To perform bibliometric analyses, we downloaded the full record and cited references of scholarly articles in the Web of Science Core Collection (Kern et al., 2019). The sample of 563 documents was retrieved in October 2022. We used different filters to refine our analysis. First, we chose to not consider papers published before 2000 due to the actuality of the topic (Desore & Narula, 2018) and we aim to conduct a review of the last two decades. Second, we collected only papers written in the English language (Shashi et al., 2020a, 2020b). Subsequently, to ensure the sources’ quality, we decided to select only articles and reviews published in peer-reviewed journals, thus excluding other types of sources such as conference proceedings and book series (Shashi et al., 2020b). As a result, 406 papers were collected.

Furthermore, according to the method suggested by Pittaway et al. (2004), we carefully checked the abstracts of all the selected papers so that only those studies whose abstracts focus on sustainability in the TAF industries were selected. To avoid subjective decisions, two researchers read the abstracts of the articles in parallel, with the intervention of a third researcher in case of uncertainty (Cerchione & Esposito, 2016). Thus, as also displayed in Table 1, the papers were divided into the following two lists: list A includes documents whose abstract focuses on sustainability in the TAF industries and list B includes documents whose abstract focuses on technical and context-specific aspects of sustainability (e.g. processing, atmospheric emissions due to production waste, the chemistry of eco-sustainable fabrics)

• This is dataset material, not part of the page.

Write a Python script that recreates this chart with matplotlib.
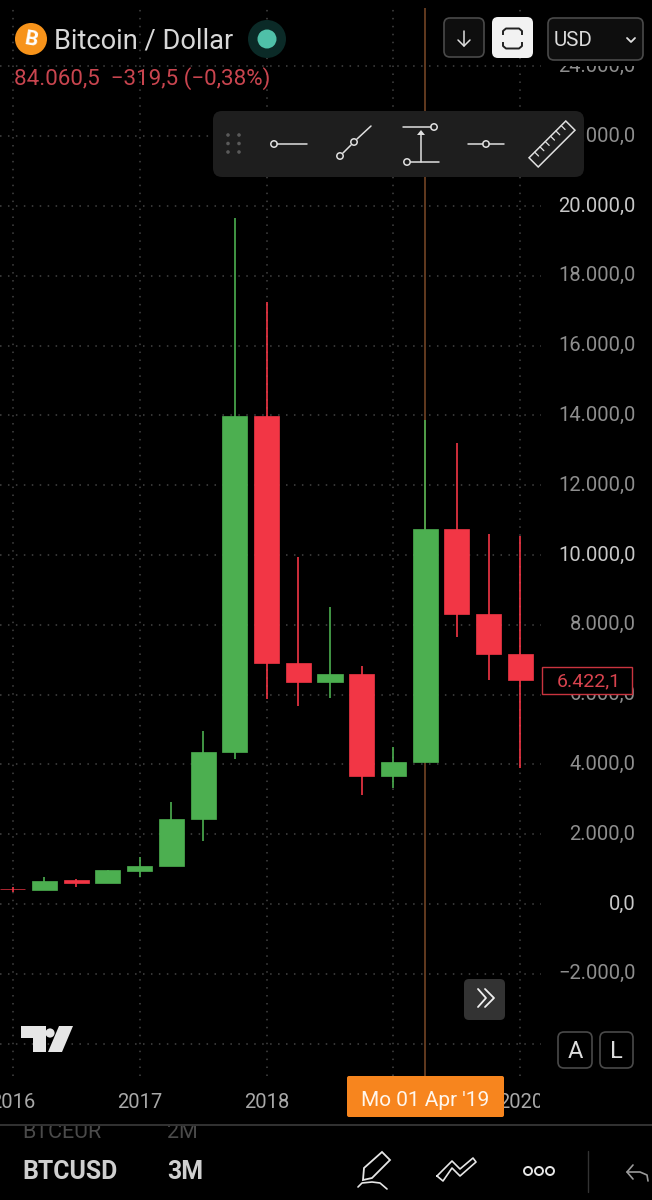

Table 1 Articles’ selection based on abstract

The articles contained in list B (213) were excluded as beyond the scope of the research. The full text of the 193 articles included in list A were thoroughly examined and subjected to the last exclusion criterion. Also, in this case, two researchers read the papers in parallel, plus a third one in case of doubt (Cerchione & Esposito, 2016). In this step, we excluded 32 documents not related to the research topic. To identify the remaining potentially important studies in our set, we used the 'snowball' strategy as an inclusion criterion (Greenhalgh & Peacock, 2005). We included 17 additional publications, and the final sample thus consists of 178 papers.

4 Descriptive analysis

The purpose of the descriptive analysis is to provide a general view of the papers on sustainability in the TAF industries. For the evaluation of the 178 papers selected, four viewpoints were identified: 1) distribution of papers over time; 2) distribution of papers across journals; 3) distribution of papers by methodology; and 4) distribution of papers by country.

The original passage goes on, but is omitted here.